Des fonds, l'autre brique capitale

À un site taillé pour les grands gabarits, il fallait adjoindre une autre condition. "Cela fait deux ans qu'on travaille sur cette transition. Il nous fallait de la surface… et de l'argent", rappelle le président. En juillet dernier, alors que le dossier de candidature pour l'appel d'offres était fraîchement déposé, un family office rejoignait le capital d'Ademeure. De l'identité de ces partenaires financiers et du montant de la levée on sait seulement qu'il s'agit de Parisiens et d'un investissement de plusieurs millions d'euros pour une participation minoritaire.

Un projet de filière

Cet alignement de planètes profite par ailleurs d'une mobilisation d'un grand nombre d'acteurs, institutionnels, politiques et privés autour de ce projet. "Lorsque nous avons été officiellement sélectionnés, nous avons réalisé quelle puissance de feu nous accompagnait.
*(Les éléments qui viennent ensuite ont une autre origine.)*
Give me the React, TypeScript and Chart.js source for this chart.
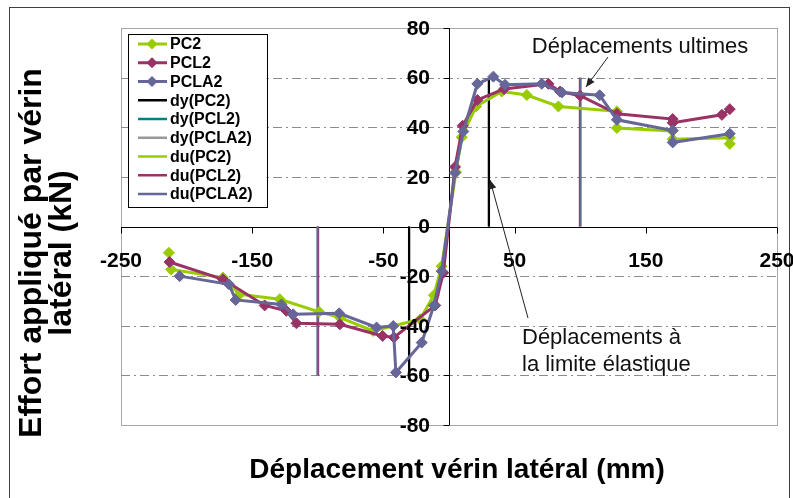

Lors du premier comité de pilotage le 21 octobre dernier, pas moins de 17 personnes, des plus grandes administrations françaises étaient autour de la table", se souvient Thomas Laurentin. Face aux dossiers concurrents, lesquels auraient porté des projets logistiques, paysagers ou architecturaux, l'ouverture à d'autres acteurs de la filière bois aurait fait pencher la balance en faveur d'Ademeure. L'entreprise récipiendaire présentait notamment la création d'une école du bois sur le site. "Les parties prenantes, dont l'organisme de formation girondin Batipro, des développeurs de logiciels dédiés au bois, des charpentiers, couvreurs, négociants sont prêts à investir du temps et de la matière pour former bardeurs, couvreurs, dessinateurs… qui manquent cruellement à la filière. Nous sommes très partageurs, pourvu que ce soit valorisant sur le plan social, professionnel et écologique", poursuit Jonathan Duffié.

Temps précieux

Reste à récupérer rapidement les clés de la nouvelle maison d'Ademeure. Pas de temps à perdre. "Les choses se sont accélérées. En remportant l'appel à projets nous avons gagné l'équivalent de 12 à 18 mois. Un temps précieux qui peut faire pivoter l'avenir de l'entreprise", lance Thomas Laurentin, énumérant d'autres partenariats à échafauder : ouvrir l'usine à des visites d'écoliers pour faire découvrir les métiers du bois, sur l'immense dalle de béton organiser un marché ouvert approvisionné par des péniches emplies de fruits et légumes venus d'Occitanie. Et faire naviguer ses éléments de maisons sur les flots de la Garonne… Airbus le faisait bien.